Wednesday, August 17, 2011


I'm not sure why but I've been obsessed with red food lately. Tomatoes, strawberries, capsicum, chilli - I've been craving them all, but tomatoes in particular. Hello lycopene!

My folks came over on the weekend for lunch and it was the perfect opportunity to try out a soup recipe I've been eyeing off for a while, featuring you guessed it - tomatoes, and to get some cheese and antipasto plate action happening. Nothing quite like leisurely Sunday feasting.

Rustic Tomato Soup
Adapted from Jamie's 30 Minute Meals
Serves 4-6

1kg ripe cherry tomatoes on the vine
4 large truss or heirloom tomatoes
1 fresh red chilli, or chilli flakes
4 cloves garlic
1 ciabatta loaf
2 small red onions
4 Tbs balsamic vinegar
a small bunch of fresh basil
some shaved parmesan to serve
olive oil
pepper and salt

Set your oven to 220°C and put a large saucepan on to low heat.

Pull the cherry tomatoes off the vines (but don't worry too much if there are a few green tops left on), then quarter the larger tomatoes and put them all in together on a baking tray. Crush in the garlic along with the halved, deseeded and chopped chilli, drizzle with olive oil and season. Toss everything around together then put on the top shelf of the oven for about 20 minutes.

Meanwhile roughly slice up the ciabatta loaf and put the bread on another baking tray. Drizzle with olive oil and put in the bottom shelf of the oven. Keep an eye on the bread periodically to make sure it doesn't get too brown.
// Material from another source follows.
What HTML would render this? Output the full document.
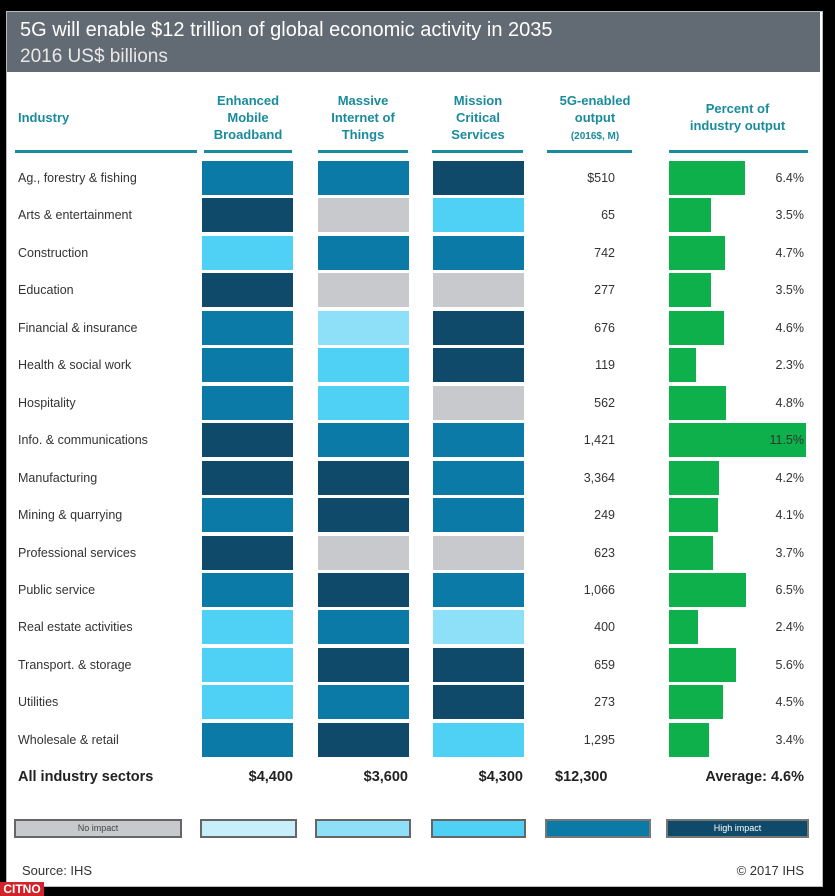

Now peel and chop your onions and put them in a hot saucepan with oil and a good pinch of salt. Turn the heat up and leave to soften, stirring occasionally.  After five or so minutes, stir in the 4 tablespoons of balsamic vinegar and let it all reduce down.

Once the tomatoes are done, take the tray out of oven and pour everything in with the onions. Throw in the bunch of basil and then blend everything to a rustic consistency. Ladle into bowls and serve with some parmesan on top and your crunchy ciabatta croutons.

We demolished a fairly large antipasto plate before this and I was mistaken in thinking this soup would be a light main but trust me, it's a surprisingly full bodied little number.  My Dad claimed it was like a hot gazpacho and I'm tempted to try a cooled down version of this recipe in the summer months.